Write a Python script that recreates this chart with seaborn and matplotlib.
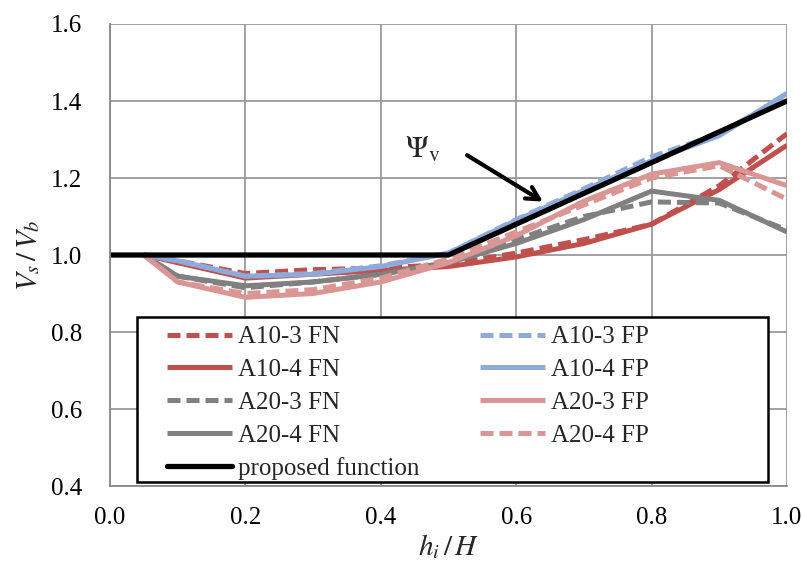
import matplotlib
matplotlib.use("Agg")
import matplotlib.pyplot as plt
from matplotlib.patches import Rectangle
import seaborn as sns
import pandas as pd

# ---- data ----
h_ratio = [0.05, 0.1, 0.2, 0.3, 0.4, 0.5, 0.6, 0.7, 0.8, 0.9, 1.0]

a10_3_fn = [1.00, 0.985, 0.952, 0.962, 0.966, 0.976, 1.005, 1.040, 1.080, 1.180, 1.315]
a10_4_fn = [1.00, 0.980, 0.940, 0.950, 0.960, 0.970, 0.995, 1.030, 1.080, 1.170, 1.285]
a20_3_fn = [1.00, 0.945, 0.915, 0.930, 0.950, 0.980, 1.040, 1.100, 1.138, 1.135, 1.065]
a20_4_fn = [1.00, 0.945, 0.920, 0.930, 0.950, 0.980, 1.030, 1.092, 1.166, 1.142, 1.060]
a10_3_fp = [1.00, 0.985, 0.945, 0.952, 0.972, 1.005, 1.092, 1.172, 1.255, 1.315, 1.415]
a10_4_fp = [1.00, 0.985, 0.945, 0.950, 0.970, 1.005, 1.090, 1.168, 1.245, 1.310, 1.420]
a20_3_fp = [1.00, 0.930, 0.890, 0.900, 0.930, 0.980, 1.050, 1.140, 1.210, 1.240, 1.180]
a20_4_fp = [1.00, 0.930, 0.900, 0.910, 0.940, 0.990, 1.060, 1.130, 1.200, 1.232, 1.145]

proposed_x = [0.0, 0.5, 1.0]
proposed_y = [1.0, 1.0, 1.4]

series_names = ["A10-3 FN", "A10-4 FN", "A20-3 FN", "A20-4 FN",
                "A10-3 FP", "A10-4 FP", "A20-3 FP", "A20-4 FP"]
series_values = [a10_3_fn, a10_4_fn, a20_3_fn, a20_4_fn,
                 a10_3_fp, a10_4_fp, a20_3_fp, a20_4_fp]

x_ticks = [0.0, 0.2, 0.4, 0.6, 0.8, 1.0]
y_ticks = [0.4, 0.6, 0.8, 1.0, 1.2, 1.4, 1.6]

# ---- styles ----
RED = "#C0504D"
BLUE = "#8EAADB"
PINK = "#DA9694"
GRAY = "#808080"
styles = {
    "A10-3 FN": (RED, "dash"),
    "A10-4 FN": (RED, "solid"),
    "A20-3 FN": (GRAY, "dash"),
    "A20-4 FN": (GRAY, "solid"),
    "A10-3 FP": (BLUE, "dash"),
    "A10-4 FP": (BLUE, "solid"),
    "A20-3 FP": (PINK, "solid"),
    "A20-4 FP": (PINK, "dash"),
}

sns.set_theme(style="white")
plt.rcParams["font.family"] = ["Liberation Serif", "DejaVu Serif"]
plt.rcParams["mathtext.fontset"] = "stix"

fig = plt.figure(figsize=(8.03, 5.66), dpi=100)
ax = fig.add_axes([0.137, 0.1413, 0.843, 0.8163])

LW = 3.6
handles = {}
for name, vals in zip(series_names, series_values):
    color, ls = styles[name]
    df = pd.DataFrame({"x": h_ratio, "y": vals})
    sns.lineplot(data=df, x="x", y="y", ax=ax, color=color, lw=LW,
                 label=name, sort=False, solid_capstyle="butt")
    line = ax.lines[-1]
    if ls == "dash":
        line.set_dashes((2.6, 1.2))
        line.set_dash_capstyle("butt")
    handles[name] = line

dfp = pd.DataFrame({"x": proposed_x, "y": proposed_y})
sns.lineplot(data=dfp, x="x", y="y", ax=ax, color="black", lw=3.8,
             label="proposed function", sort=False)
handles["proposed function"] = ax.lines[-1]

ax.set_xlim(0.0, 1.0)
ax.set_ylim(0.4, 1.6)
ax.set_xticks(x_ticks)
ax.set_yticks(y_ticks)
ax.set_xticklabels([f"{v:.1f}" for v in x_ticks])
ax.set_yticklabels([f"{v:.1f}" for v in y_ticks])
ax.tick_params(axis="both", labelsize=18, labelcolor="black", length=5,
               width=1.0, color="#888888", direction="out")
ax.tick_params(axis="x", pad=10)
ax.tick_params(axis="y", pad=15)

ax.grid(True, color="#9a9a9a", lw=1.3)
ax.set_axisbelow(True)
for side in ["top", "right"]:
    ax.spines[side].set_visible(False)
for side in ["left", "bottom"]:
    ax.spines[side].set_color("#888888")
    ax.spines[side].set_linewidth(1.3)

ax.set_xlabel(r"$h_i\,/\,H$", fontsize=21)
ax.set_ylabel(r"$V_s\,/\,V_b$", fontsize=21)
ax.xaxis.set_label_coords(0.5, -0.100)
ax.yaxis.set_label_coords(-0.100, 0.5)

# annotation
ax.text(0.462, 1.272, r"$\Psi_{\mathrm{v}}$", fontsize=22, ha="center", va="center")
ax.annotate("", xy=(0.643, 1.135), xytext=(0.524, 1.263),
            arrowprops=dict(arrowstyle="->,head_length=0.75,head_width=0.4",
                            color="black", lw=3.0))

# legend frame (fixed box) + legend entries
box_x0, box_x1 = 0.040, 0.972
box_y0, box_y1 = 0.4105, 0.839
ax.add_patch(Rectangle((box_x0, box_y0), box_x1 - box_x0, box_y1 - box_y0,
                       transform=ax.transData, facecolor="white",
                       edgecolor="black", lw=1.8, zorder=4))

left = ["A10-3 FN", "A10-4 FN", "A20-3 FN", "A20-4 FN", "proposed function"]
right = ["A10-3 FP", "A10-4 FP", "A20-3 FP", "A20-4 FP"]
leg_names = left + right
leg = ax.legend([handles[n] for n in leg_names], leg_names,
                ncol=2, loc="upper left", bbox_to_anchor=(0.0842, 0.816),
                bbox_transform=ax.transData,
                fontsize=18, frameon=False,
                handlelength=2.6, handletextpad=0.22, columnspacing=2.45,
                labelspacing=0.41, borderpad=0.0, borderaxespad=0.0)
leg.set_zorder(5)

fig.savefig("out.png", dpi=100)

→ What you should do: Only lines belong in the copy: transcribe those from the start of the data through the line that contains "import pandas as pd", and skip the pictures.

→ Written solution:
Write a Python script that recreates this chart with seaborn and matplotlib.
import matplotlib
matplotlib.use("Agg")
import matplotlib.pyplot as plt
from matplotlib.patches import Rectangle
import seaborn as sns
import pandas as pd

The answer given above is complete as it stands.